WRITTEN REQUEST: List all lines of the data that include the string "with".

RECORDED DATA:
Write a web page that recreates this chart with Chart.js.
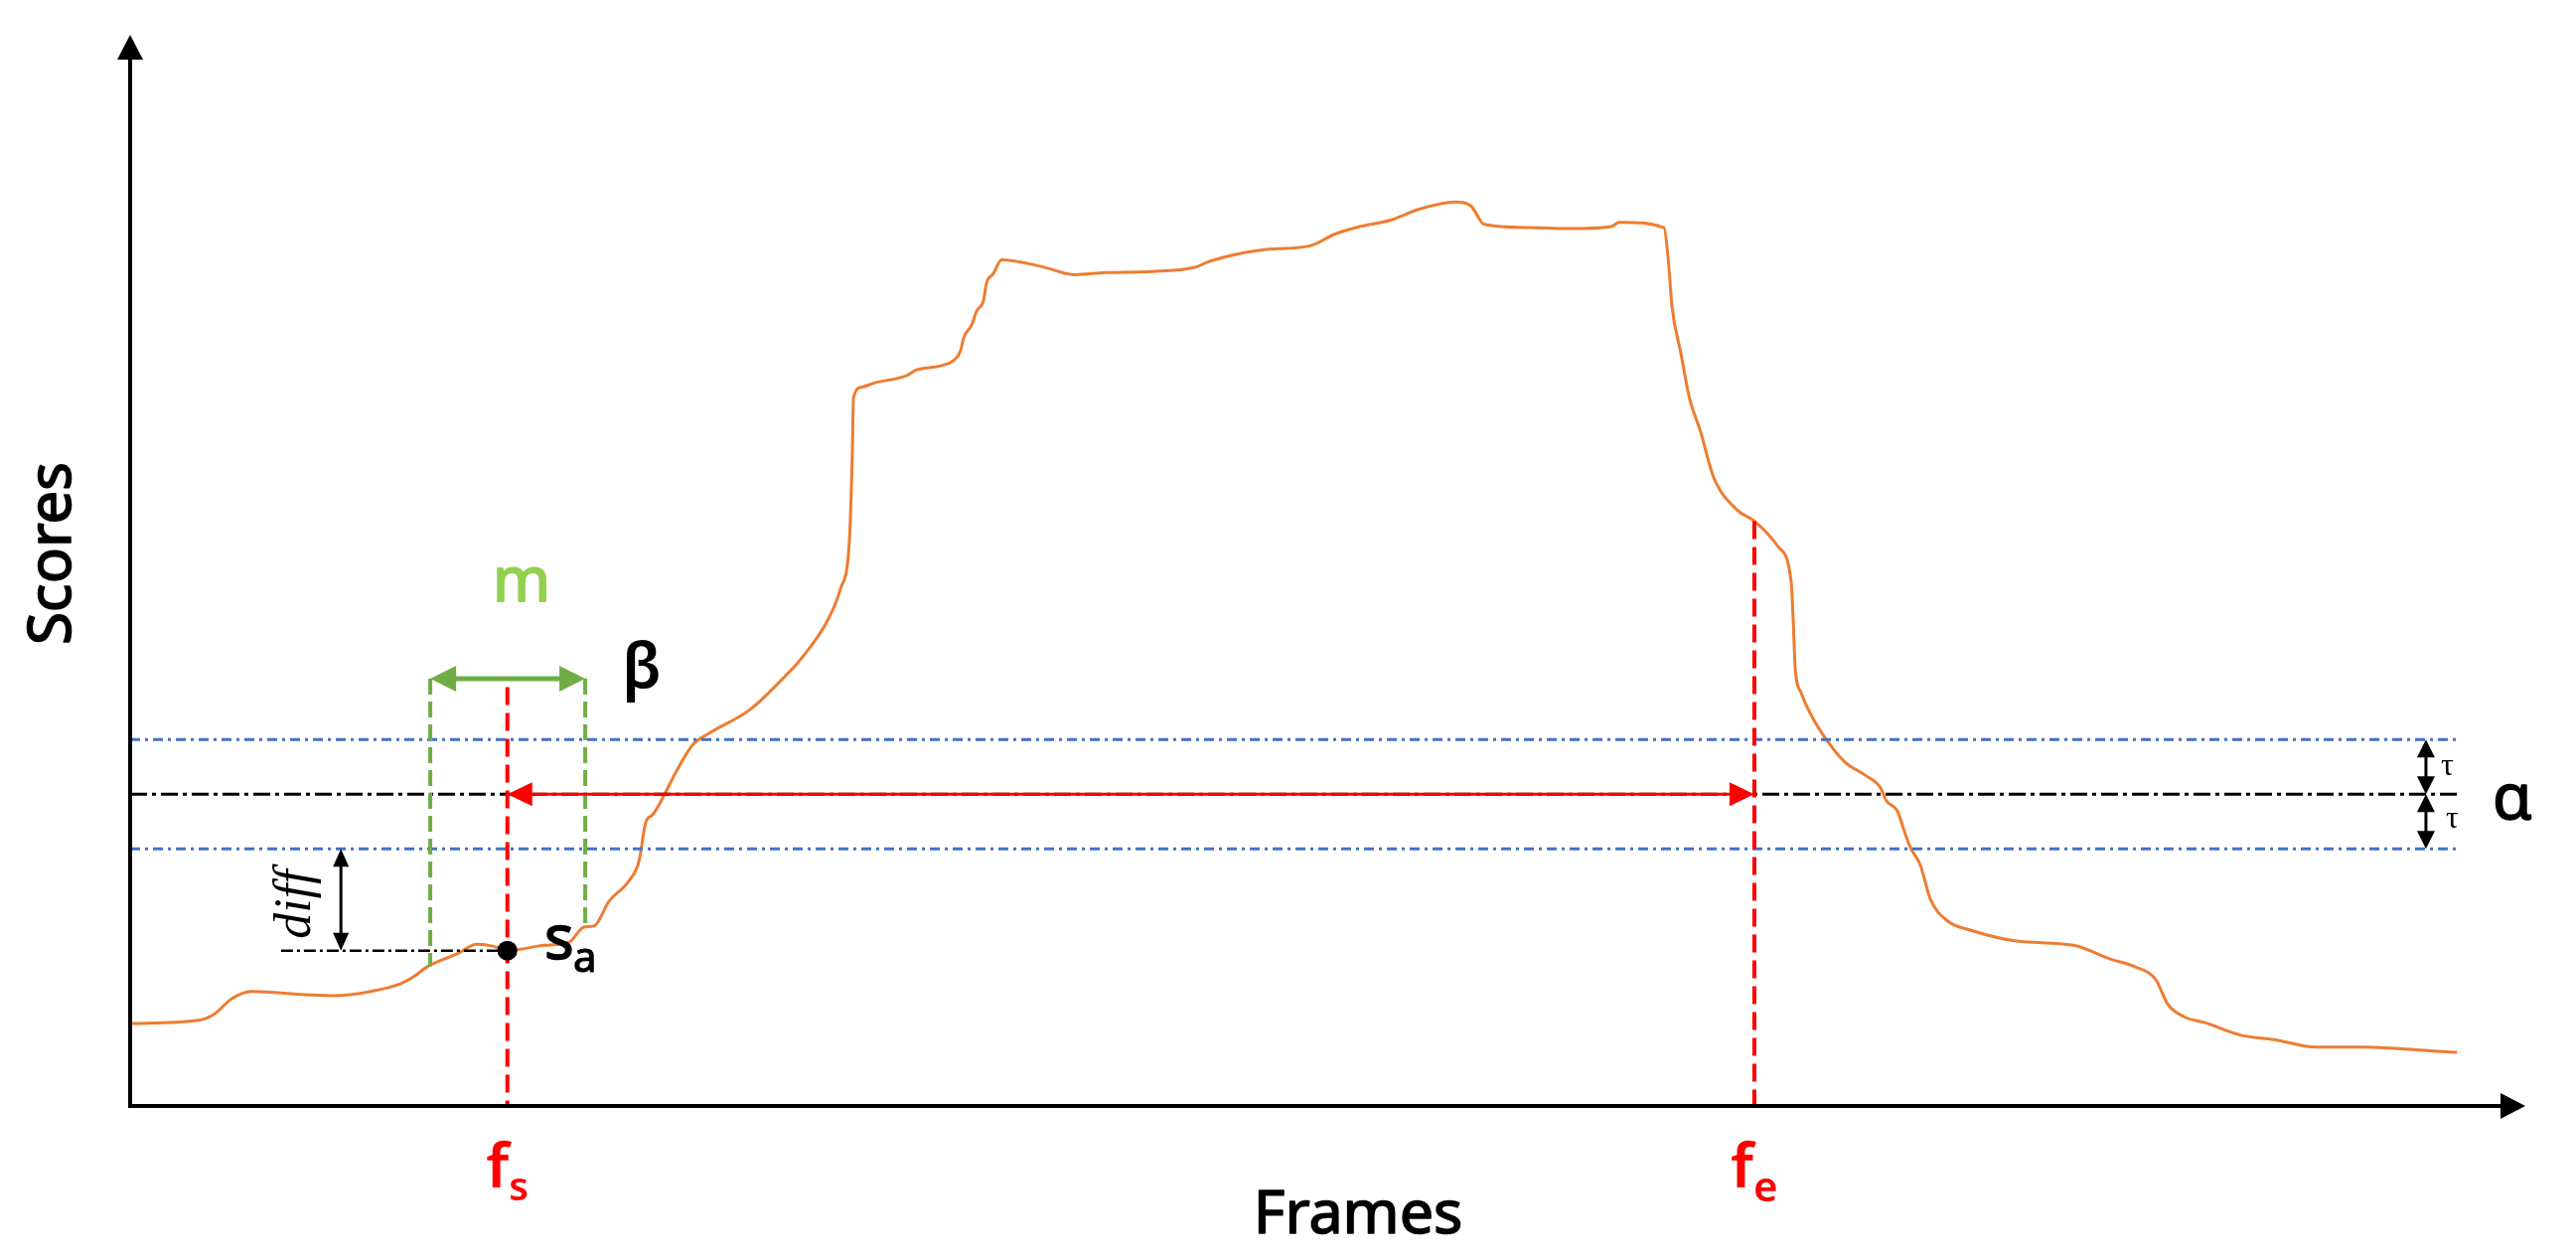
<!DOCTYPE html>
<html lang="en">
<head>
<meta charset="UTF-8">
<title>Scores over frames</title>
<script src="https://cdn.jsdelivr.net/npm/chart.js"></script>
<style>
  html, body { margin: 0; padding: 0; background: #fff; }
  canvas { display: block; }
</style>
</head>
<body>
<canvas id="chart" width="2593" height="1266"></canvas>
<script>
// score curve (frames 0..1000, scores 0..1)
const frames = [0, 28.6, 35.3, 42.3, 50.6, 73.0, 85.4, 100.4, 112.8, 118.6, 124.0, 136.5, 144.8, 151.8, 157.2,
  173.0, 183.3, 189.5, 193.7, 199.9, 208.2, 212.4, 215.3, 218.2, 223.6, 227.7, 234.8, 241.8, 258.8, 272.5,
  279.6, 291.6, 296.6, 300.3, 301.5, 302.0, 305.3, 310.7, 324.3, 328.1, 338.4, 343.8, 346.7, 348.0, 351.3,
  353.4, 356.3, 357.5, 360.4, 363.8, 379.9, 394.4, 407.3, 426.8, 444.6, 451.3, 472.0, 492.7, 503.1, 513.5,
  526.3, 537.9, 553.3, 559.9, 565.3, 584.0, 601.0, 618.4, 621.7, 640.4, 642.1, 643.7, 647.5, 650.8, 655.7,
  661.1, 671.1, 678.1, 688.1, 693.5, 694.3, 695.2, 697.6, 701.8, 708.8, 715.9, 724.2, 730.8, 732.9, 737.9,
  740.8, 743.3, 747.4, 751.6, 758.6, 768.6, 787.6, 811.3, 827.0, 837.0, 845.7, 850.7, 857.7, 866.0, 881.4,
  895.1, 912.5, 932.8, 963.5, 971.4];
const scores = [0.077, 0.080, 0.086, 0.100, 0.107, 0.104, 0.103, 0.107, 0.114, 0.121, 0.130, 0.142, 0.151, 0.149, 0.145,
  0.150, 0.153, 0.167, 0.168, 0.191, 0.210, 0.228, 0.265, 0.272, 0.293, 0.311, 0.337, 0.348, 0.370, 0.399,
  0.416, 0.455, 0.483, 0.528, 0.608, 0.661, 0.671, 0.675, 0.682, 0.687, 0.691, 0.696, 0.705, 0.717, 0.729,
  0.742, 0.752, 0.768, 0.777, 0.790, 0.784, 0.776, 0.778, 0.779, 0.783, 0.789, 0.799, 0.803, 0.814, 0.821,
  0.827, 0.837, 0.844, 0.840, 0.823, 0.820, 0.819, 0.821, 0.825, 0.820, 0.792, 0.747, 0.702, 0.663, 0.629,
  0.587, 0.556, 0.546, 0.522, 0.489, 0.455, 0.408, 0.386, 0.365, 0.340, 0.321, 0.309, 0.297, 0.286, 0.275,
  0.256, 0.241, 0.225, 0.193, 0.173, 0.164, 0.154, 0.150, 0.137, 0.130, 0.118, 0.095, 0.083, 0.078, 0.066,
  0.062, 0.055, 0.055, 0.051, 0.050];

// thresholds and marked frames
const alpha = 0.291;
const tau = 0.051;
const fs = 157.5, sa = 0.145;       // start frame and its score
const fe = 678.1, feScore = 0.546;  // end frame and its score
const mEdges = [125.3, 190.0];      // window m around fs
const mEdgeScores = [0.130, 0.167];
const mLevel = 0.399;               // height of the m arrow
const fsTop = 0.391;
const diffX = 88, diffFrom = 63;
const tauX = 958.5;
const lineEnd = 972;

const seg = (x0, y0, x1, y1) => [{ x: x0, y: y0 }, { x: x1, y: y1 }];
const lineSet = (data, color, width, dash) => ({
  data, borderColor: color, borderWidth: width, borderDash: dash,
  pointRadius: 0, fill: false, tension: 0
});

function head(ctx, tx, ty, ang, len, half) {
  ctx.save();
  ctx.translate(tx, ty);
  ctx.rotate(ang);
  ctx.beginPath();
  ctx.moveTo(0, 0);
  ctx.lineTo(-len, -half);
  ctx.lineTo(-len, half);
  ctx.closePath();
  ctx.fill();
  ctx.restore();
}

// line with heads on both ends
function arrow2(ctx, x0, y0, x1, y1, color, width, len, half) {
  const ang = Math.atan2(y1 - y0, x1 - x0);
  const ux = Math.cos(ang), uy = Math.sin(ang);
  ctx.save();
  ctx.strokeStyle = color; ctx.fillStyle = color; ctx.lineWidth = width;
  ctx.beginPath();
  ctx.moveTo(x0 + ux * len * 0.8, y0 + uy * len * 0.8);
  ctx.lineTo(x1 - ux * len * 0.8, y1 - uy * len * 0.8);
  ctx.stroke();
  head(ctx, x1, y1, ang, len, half);
  head(ctx, x0, y0, ang + Math.PI, len, half);
  ctx.restore();
}

// heavy > 0 thickens the glyphs a little (medium weight look)
function text(ctx, str, x, y, font, color, align, rot, heavy) {
  ctx.save();
  ctx.font = font;
  ctx.fillStyle = color;
  ctx.textAlign = align || 'left';
  ctx.textBaseline = 'alphabetic';
  ctx.translate(x, y);
  if (rot) ctx.rotate(rot);
  ctx.fillText(str, 0, 0);
  if (heavy) {
    ctx.strokeStyle = color;
    ctx.lineWidth = heavy;
    ctx.lineJoin = 'round';
    ctx.strokeText(str, 0, 0);
  }
  ctx.restore();
}

const sans = (px, w) => (w || 400) + ' ' + px + 'px "Noto Sans"';

// main symbol with subscript, centred on cx
function subLabel(ctx, main, sub, cx, base, subBase, size, subSize, color) {
  ctx.save();
  ctx.font = sans(size, 600);
  const w1 = ctx.measureText(main).width;
  ctx.font = sans(subSize, 600);
  const w2 = ctx.measureText(sub).width;
  ctx.restore();
  const x0 = cx - (w1 + w2) / 2;
  text(ctx, main, x0, base, sans(size, 600), color);
  text(ctx, sub, x0 + w1, subBase, sans(subSize, 600), color);
}

const overlay = {
  id: 'overlay',
  afterDraw(chart) {
    const ctx = chart.ctx;
    const a = chart.chartArea;
    const X = v => chart.scales.x.getPixelForValue(v);
    const Y = v => chart.scales.y.getPixelForValue(v);

    // axes with arrow tips
    ctx.save();
    ctx.strokeStyle = '#000'; ctx.fillStyle = '#000'; ctx.lineWidth = 4;
    ctx.beginPath();
    ctx.moveTo(a.left, a.bottom + 2); ctx.lineTo(a.left, a.top + 20);
    ctx.moveTo(a.left - 2, a.bottom); ctx.lineTo(a.right - 20, a.bottom);
    ctx.stroke();
    head(ctx, a.left, a.top, -Math.PI / 2, 25, 13);
    head(ctx, a.right, a.bottom, 0, 25, 13);
    ctx.restore();

    // fs -> fe on the alpha line
    arrow2(ctx, X(fs), Y(alpha), X(fe), Y(alpha), '#FF0000', 3, 25, 12);
    // window m
    arrow2(ctx, X(mEdges[0]), Y(mLevel), X(mEdges[1]), Y(mLevel), '#70AD47', 5, 26, 13);
    // diff
    arrow2(ctx, X(diffX), Y(alpha - tau), X(diffX), Y(sa), '#000', 3, 18, 8);
    // tau brackets
    arrow2(ctx, X(tauX), Y(alpha + tau), X(tauX), Y(alpha), '#000', 3, 18, 9);
    arrow2(ctx, X(tauX), Y(alpha), X(tauX), Y(alpha - tau), '#000', 3, 18, 9);

    // labels
    text(ctx, 'Scores', a.left - 60, 557, sans(60), '#000', 'center', -Math.PI / 2, 1.6);
    text(ctx, 'Frames', 1367, 1241, sans(61), '#000', 'center', 0, 1.6);
    subLabel(ctx, 'f', 's', X(fs), 1195, 1208, 62, 40, '#FF0000');
    subLabel(ctx, 'f', 'e', X(fe), 1195, 1209, 62, 42, '#FF0000');
    text(ctx, 'm', X((mEdges[0] + mEdges[1]) / 2) + 14, 605, sans(62), '#92D050', 'center', 0, 2);
    text(ctx, 'β', 646, 692, sans(64, 600), '#000', 'center');
    text(ctx, 's', 548, 965, sans(62), '#000', 'left', 0, 1.6);
    text(ctx, 'a', 577, 978, sans(42), '#000', 'left', 0, 1.2);
    text(ctx, 'α', 2529, 824, sans(64), '#000', 'center', 0, 1.6);
    text(ctx, 'τ', 2457, 780, '32px "Liberation Serif"', '#000');
    text(ctx, 'τ', 2462, 833, '32px "Liberation Serif"', '#000');
    text(ctx, 'diff', 312, 910, 'italic 52px "Liberation Serif"', '#000', 'center', -Math.PI / 2);
  }
};

new Chart(document.getElementById('chart'), {
  type: 'line',
  data: {
    datasets: [
      { data: [{ x: fs, y: sa }], showLine: false, pointRadius: 10, pointBackgroundColor: '#000',
        pointBorderColor: '#000', pointBorderWidth: 0, order: 0 },
      Object.assign(lineSet(frames.map((f, i) => ({ x: f, y: scores[i] })), '#ED7D31', 3, []),
        { order: 5, cubicInterpolationMode: 'monotone' }),
      Object.assign(lineSet(seg(0, alpha + tau, lineEnd + 1, alpha + tau), '#4472C4', 3, [10, 5, 3, 5]), { order: 2 }),
      Object.assign(lineSet(seg(0, alpha - tau, lineEnd, alpha - tau), '#4472C4', 3, [10, 5, 3, 5]), { order: 2 }),
      Object.assign(lineSet(seg(0, alpha, lineEnd, alpha), '#000', 3, [17, 5, 4, 5]), { order: 3 }),
      Object.assign(lineSet(seg(diffFrom, sa, fs, sa), '#000', 2.5, [12, 4, 3, 4]), { order: 3 }),
      Object.assign(lineSet(seg(fs, fsTop, fs, 0), '#FF0000', 4, [18, 8]), { order: 1 }),
      Object.assign(lineSet(seg(fe, feScore, fe, 0), '#FF0000', 4, [18, 8]), { order: 1 }),
      Object.assign(lineSet(seg(mEdges[0], mLevel, mEdges[0], mEdgeScores[0]), '#70AD47', 4, [16, 7]), { order: 1 }),
      Object.assign(lineSet(seg(mEdges[1], mLevel, mEdges[1], mEdgeScores[1]), '#70AD47', 4, [16, 7]), { order: 1 })
    ]
  },
  options: {
    responsive: false,
    animation: false,
    layout: { padding: { left: 131, top: 35, right: 51, bottom: 153 } },
    scales: {
      x: { type: 'linear', min: 0, max: 1000, display: false },
      y: { min: 0, max: 1, display: false }
    },
    plugins: { legend: { display: false }, tooltip: { enabled: false } },
    elements: { line: { capBezierPoints: false } }
  },
  plugins: [overlay]
});
</script>
</body>
</html>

WORKED SOLUTION:
Write a web page that recreates this chart with Chart.js.
// line with heads on both ends
// main symbol with subscript, centred on cx
    // axes with arrow tips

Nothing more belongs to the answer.